W USA trwa zbiórka pieniędzy na pomoc dla śmiertelnie chorej hokeistki

Uniwersytecki klub hokeja na lodzie kobiet Yale University Team robi wszystko, aby pomóc swojej zawodniczce Mandi Schwartz pokonać nawrót poważnej choroby. W ostatnim czasie zorganizowano kolejną imprezę charytatywną.
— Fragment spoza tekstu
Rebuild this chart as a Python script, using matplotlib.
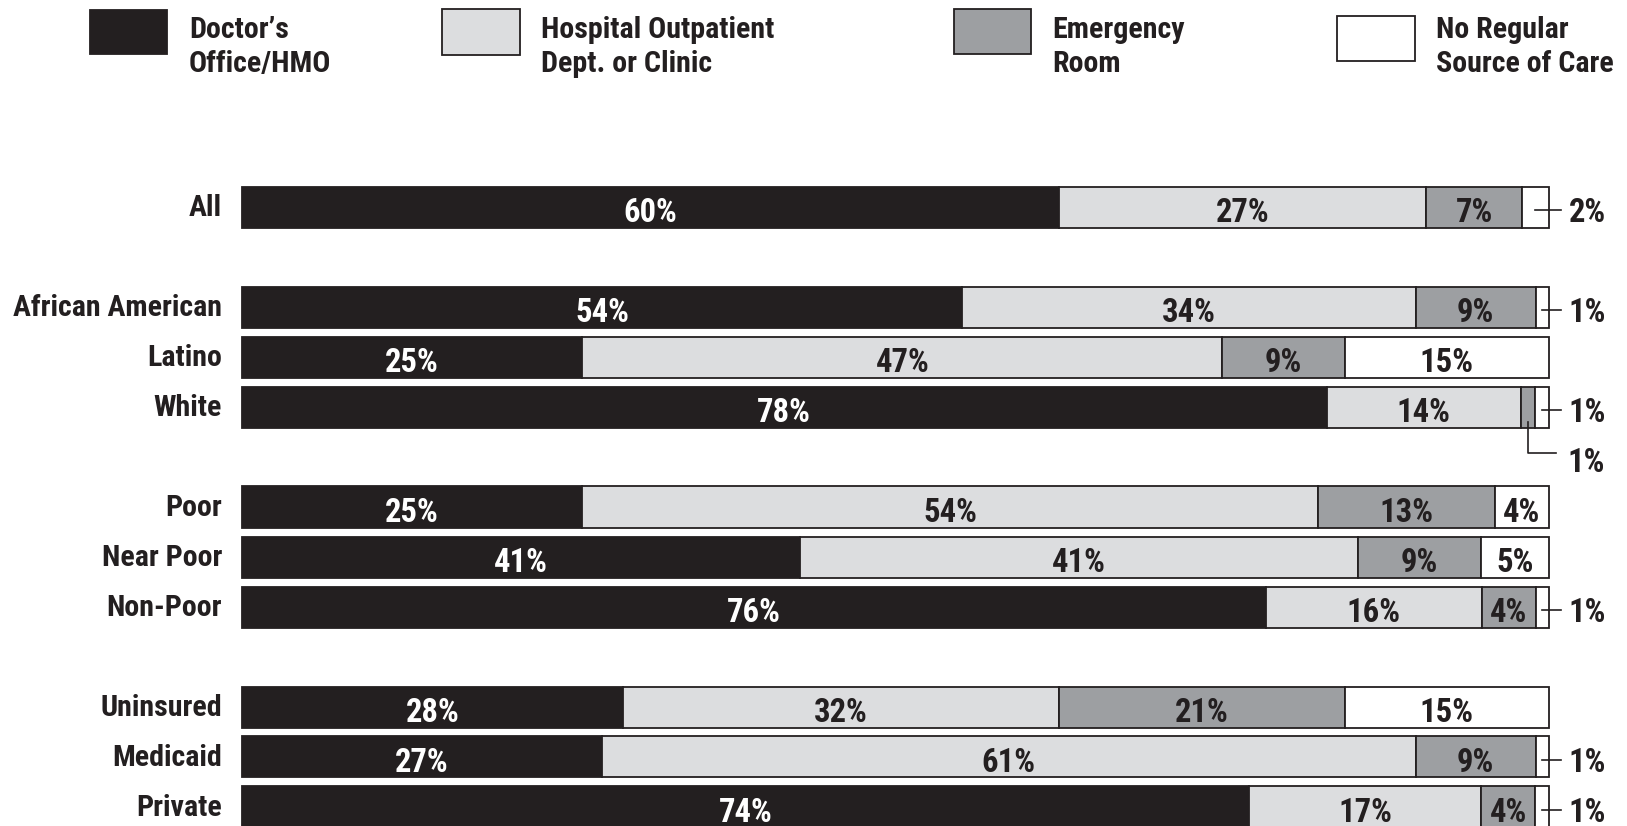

Prawie dwuletnią walką hokeistki z nowotworem złośliwym interesują się całe Stany Zjednoczone. Odbyło się już bardzo wiele meczów, imprez i różnych zbiórek pieniędzy, które zostały przeznaczone na pomoc dla Mandi Schwartz. W zeszłym tygodniu wspomniany Yale University, dla którego grała hokeistka rozegrał mecz, z którego całkowity dochód oddano Schwartz i jej rodzinie. Według agencji prasowych w New Haven, gdzie mieści się Yale University Hockey Club, zebrano ponad 9 tysięcy dolarów. Nawet pomimo porażki miejscowej drużyny z Rensselaer Polytechnic Institute 1:4, impreza się udała i okazała się świetnym pomysłem, nie tylko ze względu na dochód, ale również na frekwencję. Sprzedawano koszulki z autografami gwiazd sportów popularnych w USA, na przykład baseballisty Boston Red Sox Davida Ortiza.

Na spotkanie o charakterze charytatywnym przybyło 1066 osób, co jest rekordem frekwencji klubu Yale University Team. Według władz klubu, poprzednio najwięcej ludzi na meczu drużyny hokeja kobiet odnotowano w marcu 2005 roku. Wtedy to lodowisko odwiedziło 825 osób. Mandi Schwartz zaś już rozpoczęła kolejny etap leczenia.

Przeprowadzono u niej przeszczep szpiku kostnego. Lekarze obecnie obserwują pacjentkę, aby być pewnym, że szpik się przyjął.